Gamba, de Yoshihiro Komori et Tomohiro Kawamura
Le film d’animation possède plusieurs qualités qui font de lui un film familial par excellence : il est bien rythmé et se construit autour d’un scénario rigoureux, à l’image de l’animation 3D qui s’avère particulièrement agréable. Ce n’est pas une surprise étant donné que Tomohiro Kawamura a déjà été récompensé pour ses qualités d’animateur 3D. D’ailleurs, il faut noter qu’il a débuté dans la production de jeux vidéo, tout comme son compère Yoshihiro Komori qui était spécialisé dans la conception et animation des personnages. C’est bien là que le film brille, on remarque ce talent essentiellement lors des plans rapprochés à hauteur de souris qui rendent palpable le microcosme des personnages. Si ces derniers sont traités de manière anthropomorphiques quand il s’agit d’établir leurs personnalités et donc leurs mimiques faciales, on se rappelle davantage de leur identité de souris à leur manière de courir, très animale. Il paraît évident que Yoshihiro Komori s’est documenté de manière précise quant à la physiologie des souris. Les quelques scènes où la folle équipée court pour fuir les belettes renforcent donc l’immersion du spectateur dans un univers en miniature et lui donne l’impression de piétiner la terre ; la succession des assauts rappelle des vagues de combat vidéo-ludiques ; on compte d’ailleurs un nombre assez restreint d’espaces dans le récit qui permettent ce schéma. Le visuel fonctionne donc entièrement : on se situe dans le référentiel des souris et non des humains.
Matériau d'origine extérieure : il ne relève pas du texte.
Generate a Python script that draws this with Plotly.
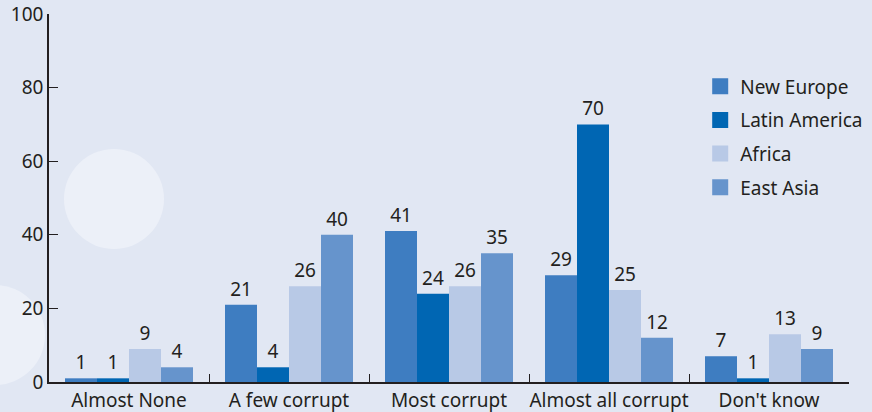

Malheureusement, la rigueur du film finit par lui nuire. Nous parlions d’un scénario limpide, efficace et parfaitement adaptés aux plus jeunes, hélas, ces efforts de clarté sont poussés à l’extrême et rendent le tout trop linéaire. La morale du récit se dévoile à une rapidité déconcertante, « soyez persévérants et allez jusqu’au bout de chacune de vos entreprises, y compris les plus désespérées » nous dit-on sans aucune subtilité. C’est bien la seule lecture qu’on pourra faire de l’histoire qui, tout en s’avérant tendre, nous dépite par sa vacuité et ne pourrait souffrir d’un deuxième visionnage.
The Anthem of the heart, de Tatsuyuki Nagai
Le deuxième anime programmé à Annecy est lui aussi marque de la rigueur japonaise, rigueur évoquée par Leo Matsuda, réalisateur du prochain court-métrage Disney. Il nous expliquait qu’il était constamment tiraillé entre la folie du Brésil, le pays où il vit et les méthodes de travail plus strictes de son pays d’origine. On associe souvent cette légende à des bijoux d’animation qui ne pourraient voir le jour sans un perfectionnisme forcené ; l’exemple de Miyazaki qui mène la vie dure aux animateurs chez Ghibli est bien connu. Cela fait naître un paradoxe particulièrement lié au monde de l’animation : comment véhiculer une sensibilité exacerbée quand le quotidien des équipes artistiques demande au contraire une exigence très intellectualisée ? L’équilibre parfait tient du miracle et passe essentiellement par un bon dosage entre les silences, les dialogues et la musique. Vous l’aurez compris, c’est là que le bât blesse. Exactement comme Gamba, le film se révèle très didactique, distillant tout le mystère qui aurait pu envelopper les personnages. Malgré cela, la thématique qui respire le pathos nous touche, on apprécie la manière dont les souffrances des personnages se reflètent, ou l’idée qu’ils deviennent adulte grâce à une entreprise collective : la mise en scène d’une comédie musicale. Anthem of the heart fera résonner en beaucoup des souvenirs adolescents, en effet il s’agit pour les héros d’accepter la douloureuse imperfection du réel.
Le conte imaginé par Jun à partir de sa propre malédiction
La thématique universelle se peint sur la toile de fond du conte et prend vie par le chant. Evidemment, la représentation de la comédie musicale est tracée comme la ligne d’horizon du film mais on regrette qu’avec un tel matériau, le chant et la musique n’aient pas été davantage exploités. Les déchirures de Jun et Takumi auraient pu s’exprimer presque uniquement à travers des voies poétiques, cela aurait évité des propos redondants et aurait permis à l’anime d’atteindre un niveau supplémentaire. C’est d’autant plus décevant que le film est borné de bonnes idées, on pense notamment au conte imaginé par Jun qui se dessine à l’écran sous forme de croquis.